WRITTEN INSTRUCTION: Starting at the first line of the listing below, retype each line up to and including the one that contains "import matplotlib.pyplot as plt". Leave pictures out.

DATASET CONTENT:
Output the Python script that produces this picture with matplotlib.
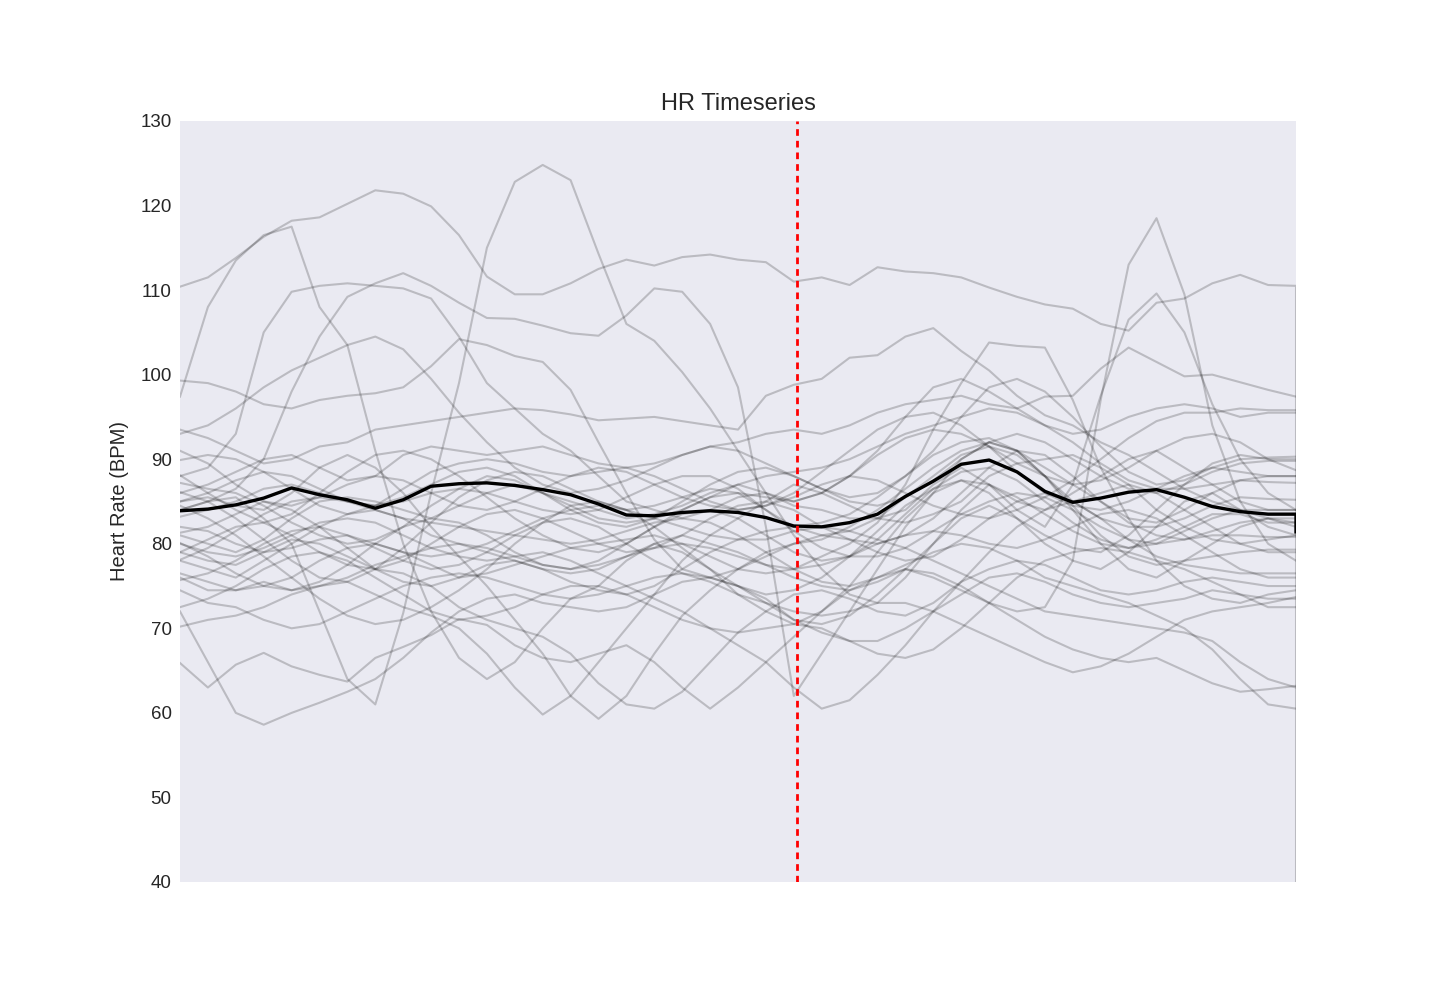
import numpy as np
import matplotlib
matplotlib.use("Agg")
import matplotlib.pyplot as plt

# time axis (arbitrary units, 0..100), last sample duplicated at the end
time = [i * 2.5 for i in range(41)] + [100.0]
change_point = 55.25

hr_01 = [110.4,111.5,113.8,116.3,118.2,118.6,120.2,121.8,121.4,119.9,116.5,111.6,109.5,109.5,110.8,112.5,113.6,112.9,113.9,114.2,113.6,113.3,111.0,111.5,110.6,112.7,112.2,112.0,111.5,110.3,109.2,108.3,107.8,106.0,105.2,108.5,109.0,110.8,111.8,110.6,110.5,0.0]
hr_02 = [84,85,85.5,83,80,72,64,61,71.8,86,99,115,122.8,124.8,123,114.3,106,104,100.3,96,91,86,81,77,74,73,76,80,84,87,85,84,86,88,90,91,89,87,85,84,84,84]
hr_03 = [97.4,108,113.5,116.5,117.5,108,103.5,91,80,72,66.5,64,66,70,73.5,75,78,80,79,77,74,72,70.5,72,75,79,83,86,87.5,86,83,80,78,77,79,82,85,86,84,82,81,81]
hr_04 = [88,89,93,105,109.8,110.5,110.8,110.5,110.2,109,104.5,99,96,93,91,88,85,84,83,84,85.5,86,85,86,88,91,95,98.5,99.5,98,96,94,93,93.5,95,96,96.5,96,95,95.5,95.5,95.5]
hr_05 = [84,85,86.5,90,98,104.5,109.2,110.8,112,110.5,108.5,106.7,106.6,105.8,104.9,104.6,107,110.2,109.8,106,98.5,82,62,67,72,77,82,86,90,92,91,88,84,80,77,76,78,80,82,83,82.5,82.5]
hr_06 = [99.3,99,98,96.5,96,97,97.5,97.8,98.5,101,104.2,103.5,102.2,101.5,98.2,92,86,80.5,77,76,75,73.5,71,70.5,71.5,74,77,80,83,84.5,83,81,79.5,79,81,84,87,89.5,90.5,90,90,90]
hr_07 = [93.5,92.5,91,89.5,90,91.5,92,93.5,94,94.5,95,95.5,96,95.8,95.3,94.6,94.8,95,94.5,94,93.5,97.5,98.8,99.5,102,102.3,104.5,105.5,102.8,100.5,97.5,95.2,94,92,90.5,88.5,86.5,85,84,83,82,82]
hr_08 = [78,77,76,78,80,82,83.5,84,83,81,80,79,78,77,76.5,77,78.5,80,81,80,79,77.5,76,75,74.5,75.5,77,76,74.5,73,72,72.5,78,97,113,118.5,109.5,94,85,80,78,78]
hr_09 = [81,80,79,80.5,83,85,85.5,85,84,83,84.5,86,87,86,85,84,83,83.5,84.5,86,87,86,84.5,84,83,83,84,87,89,87,84,82,87,97.5,106.5,109.6,105,96.5,90,86,84,84]
hr_10 = [86,87,88.5,90,90.5,89,87.5,88,90.5,91.5,91,90.5,91,91.5,90.5,89.5,89,89.5,90.5,91.5,92,93,93.5,93,94,95.5,96.5,97,97.5,96.5,96,97.4,97.5,100.7,103.2,101.5,99.8,100,99.1,98.2,97.4,97.4]
hr_11 = [76.5,75.5,74.5,75,76,78,79.5,80,79,77.5,76,76.5,77.5,78.5,79.5,80,80.5,81,80,78.5,77,76.5,77,78.5,80,82.5,87,93.5,99,103.8,103.4,103.2,97,89,83,78,75,73.5,73,74,74.5,74.5]
hr_12 = [72,66,60,58.6,60,61.2,62.5,64,66.5,69.5,72,73.5,74,73,72.5,72,72.5,74,75.5,76,75,73,71,69.5,68.5,68.5,70,72,74,76,76.5,75.5,74,73,72.5,73,73.5,74.5,74,73.5,73.5,73.5]
hr_13 = [65.9,63,65.7,67.1,65.5,64.5,63.7,66.5,67.8,69.2,71.1,70.4,68,66.5,66,67,68,66,63,60.5,63,66,69,72,74.5,76,77,76.5,75,73,71,69,67.5,66.5,66,66.5,65,63.5,62.5,62.8,63.2,63.2]
hr_14 = [76,74.5,74.5,75.5,74.5,75,75.5,74,72.5,71.5,70,67,63,59.8,62,66,70,74,78,81,83,85,87,86,84.5,83,82.5,83.5,85,88,89.5,90,90.5,89,87,84,82,80.5,80,80.5,81,81]
hr_15 = [85,85.5,84.5,84,86,89,90.5,89,86,82,78.5,75,71,67,62,59.3,62,67,71.5,74.5,77,79,80,80.5,82,84,86.5,89,91,92,91,89,87,85,83,82.5,84,86,87.5,88,88,88]
hr_16 = [79,78,77.5,79,80.5,80,78.5,77,76.5,75,72.5,71,70,69,67,63.5,61,60.5,62.5,66,69.5,72,74,74.5,73.5,72,71.5,73,75.5,77,78,77.5,76,74.5,74,74.5,75.5,76,75.5,75,75,75]
hr_17 = [80,79,78.5,79.5,81,82.5,83,82.5,81,79.5,78.5,78,78.5,79,78,76.5,75,73.5,72,70,68,66,63,60.5,61.5,64.5,68,72,75.5,79,82,84,85,86,87,86,84,82,80,79,79,79]
hr_18 = [74.5,73,72.5,71,70,70.5,72,73.5,75,76,76.5,76,75,74,73.5,74,75,76,76.5,75.5,74,73,72,71.5,72,73,73,72,70.5,69,67.5,66,64.8,65.5,67,69,71,72,72.5,73,73.7,73.7]
hr_19 = [82,81.5,80,79,79.5,80.5,81,80,79,78.5,79,80,81.5,83,84,84.5,84,83,82,81,80.5,80.5,81.5,82,81.5,80.5,79.5,78,76.5,75,73.5,72,71.5,71,70.5,70,69.5,68.5,66,64,63,63]
hr_20 = [83.2,84,85,86.5,87,86,85,84,83,82.5,82,81.5,81,80.5,80,80.5,81.5,82.5,83,82.5,81,79,77,75.5,75,76,77.5,79,80,79.5,78,76,75,74,73,71.5,70,67.5,64,61,60.5,60.5]
hr_21 = [70.2,71,71.5,72.5,74,75,76,77.5,78.5,79.5,80,79.5,78.5,77.5,77,77.5,78.5,79.5,80,79.5,78.5,77.5,77,77.5,78.5,80,81,81.5,81,80,79.5,80.5,82,83.5,84,83,81,79,77,76,76,76]
hr_22 = [88.1,86,84,82.5,83.5,86,88.5,90.5,91,90,88,85.5,83,81,79.5,79,80,82,84,85.5,86,85.5,85,86,88,90.5,92.5,93.5,93,91.5,89.5,88,87,87.5,89,91,92.5,93,92,90,88.7,88.7]
hr_23 = [89.9,90.5,90,88.5,86.5,84.5,83.5,84.5,86.5,88.5,89.5,90,89.5,88.5,88,88.5,89,88,86.5,85,84,84.5,85.5,87,88,87.5,86,84.5,83.5,83,84,85.5,87.5,90,92.5,94.5,95.5,95.5,96,95.8,95.8,95.8]
hr_24 = [87.2,86.5,86,84.5,82.5,81,80,80.5,82,84.5,86.5,88,87.5,86,84.5,83,82.5,83,84,85.5,87,88,88.5,89,90,91.5,93,94,95,96,95.5,94,92,89.5,87.5,86.5,86.5,87,87.5,87.3,87.2,87.2]
hr_25 = [86.1,85,83,80.5,78,76,75.5,77,79.5,82.5,85.5,87.5,88.5,88,86.5,85,84,84.5,85.5,86.5,86,84,82,81,81.5,83,85.5,88,90.5,91.5,90.5,88,85,83,82,82,83,84.5,85.5,85.3,85.2,85.2]
hr_26 = [81.3,82,83.5,85,84,82,79.5,77,75.5,75,76,77.5,78,77,75.5,74.5,74,75,77,79,80.5,81.5,82,82.5,83.5,85.5,88,90.5,92,92.5,91,88,84.5,81,78.5,77.5,78,78.5,79,79.3,79.3,79.3]
hr_27 = [72.5,73.5,75,77,78.5,79,78,76,74,72,71,71.5,72.5,74,75,75,74,72.5,71,70,69.5,70,70.5,70,68.5,67,66.5,67.5,70,73,76,78,79,79.5,79,78,77,75.5,74,72.5,72.5,72.5]
hr_28 = [93,94,96,98.5,100.5,102,103.5,104.5,103,99.5,95.5,92,89,87,86,86.5,87.5,89,90.5,91.5,91,89.5,88,86.5,85.5,86,88,91,95,98.5,99.5,98,95,91.5,88.5,87,87.5,89,90,90.2,90.3,90.3]
hr_29 = [84.5,83,81,78.5,76,73.5,71.5,70.5,71,72.5,74.5,77,80,82.5,84.5,85,84,82,79.5,77,75,74,74.5,76,78.5,81.5,84.5,86.5,87.5,87,85.5,83.5,81.5,80,79.5,80.5,82,83.5,83.5,82.5,82.5,82.5]
hr_30 = [78.1,79.5,81.5,83.5,85,85.5,85,84.5,85,86,86.5,86,85,84,83.5,84,85.5,87,88,88,86.5,84,81.5,79.5,78.5,78.5,79.5,81.5,83.5,85,86,85.5,84,82,80.5,80,80.5,81,81,80.8,80.8,80.8]
hr_31 = [85,86,87.5,88.5,88,86.5,85,84.5,85.5,87,88.5,89,88,86,84,82.5,82,83,85,87,88.5,89,88,86.5,85,84.5,85.5,87.5,90,92,93,92,90,88,86.5,86,87,88.5,89.5,89.8,89.8,89.8]
hr_32 = [79,80.5,82,82.5,81,79,77.5,77,78,80,82,83.5,84,83,81.5,80,79,79.5,81,83,84.5,85,84,82,80.5,80,81,83,86,89,91,90.5,88,85,82.5,81,80.5,81.5,82.5,83,83,83]
hr_33 = [75.7,76.5,78,80,81.5,82,81,79.5,78,77,77.5,79,81,82.5,83,82,80,78,76.5,76,77,78.5,80,81,80.5,79,78,78.5,80.5,83,85,86,85,83,80.5,78.5,77.5,77,76.5,76.5,76.5,76.5]
hr_34 = [91,89.5,87,85,84.5,85.5,87,88,87.5,86,84.5,84,85,86.5,88,89,88.5,87,85.5,84.5,84,84.5,86,88.5,91,93.5,95,95.5,94,91.5,88.5,86,84.5,84,85,86.5,88,89,88.5,88,88,88]
hr_35 = [80.1,78.5,76.5,75,74.5,75.5,77.5,80,82,83,82.5,81,79,77.5,77,78,80,82,83.5,84,83,81,79,78,78.5,80.5,83.5,86.5,88.5,89,87.5,85,82.5,80.5,79.5,80,81.5,83,84,84,84,84]

hr_mean = [83.9,84.1,84.6,85.4,86.6,85.8,85.2,84.2,85.2,86.8,87.1,87.2,86.9,86.4,85.8,84.7,83.4,83.3,83.7,83.9,83.7,83.1,82.1,82.0,82.5,83.5,85.6,87.4,89.4,89.9,88.5,86.2,84.9,85.4,86.1,86.4,85.5,84.4,83.8,83.5,83.5,81.4]

subjects = [hr_01, hr_02, hr_03, hr_04, hr_05, hr_06, hr_07, hr_08, hr_09, hr_10,
            hr_11, hr_12, hr_13, hr_14, hr_15, hr_16, hr_17, hr_18, hr_19, hr_20,
            hr_21, hr_22, hr_23, hr_24, hr_25, hr_26, hr_27, hr_28, hr_29, hr_30,
            hr_31, hr_32, hr_33, hr_34, hr_35]

y_ticks = [40, 50, 60, 70, 80, 90, 100, 110, 120, 130]

plt.rcParams['font.family'] = ['Liberation Sans', 'DejaVu Sans']

fig = plt.figure(figsize=(14.4, 10.08), dpi=100)
ax = fig.add_axes([0.125, 0.125, 0.775, 0.755])
ax.set_facecolor('#EAEAF2')
for s in ax.spines.values():
    s.set_visible(False)

for series in subjects:
    ax.plot(time, series, color='black', alpha=0.2, linewidth=1.5)
ax.plot(time, hr_mean, color='black', linewidth=2.4)
ax.axvline(change_point, color='red', linewidth=2.0, linestyle=(0, (2.4, 1.8)))

ax.set_xlim(0, 100)
ax.set_ylim(40, 130)
ax.set_yticks(y_ticks)
ax.set_xticks([])
ax.tick_params(axis='y', length=0, pad=6, labelsize=13.5, labelcolor='#262626')
ax.set_ylabel('Heart Rate (BPM)', fontsize=14.5, color='#262626', labelpad=8)
ax.set_title('HR Timeseries', fontsize=17, color='#262626', pad=8)

fig.savefig('out.png', dpi=100)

FINISHED TASK:
Output the Python script that produces this picture with matplotlib.
import numpy as np
import matplotlib
matplotlib.use("Agg")
import matplotlib.pyplot as plt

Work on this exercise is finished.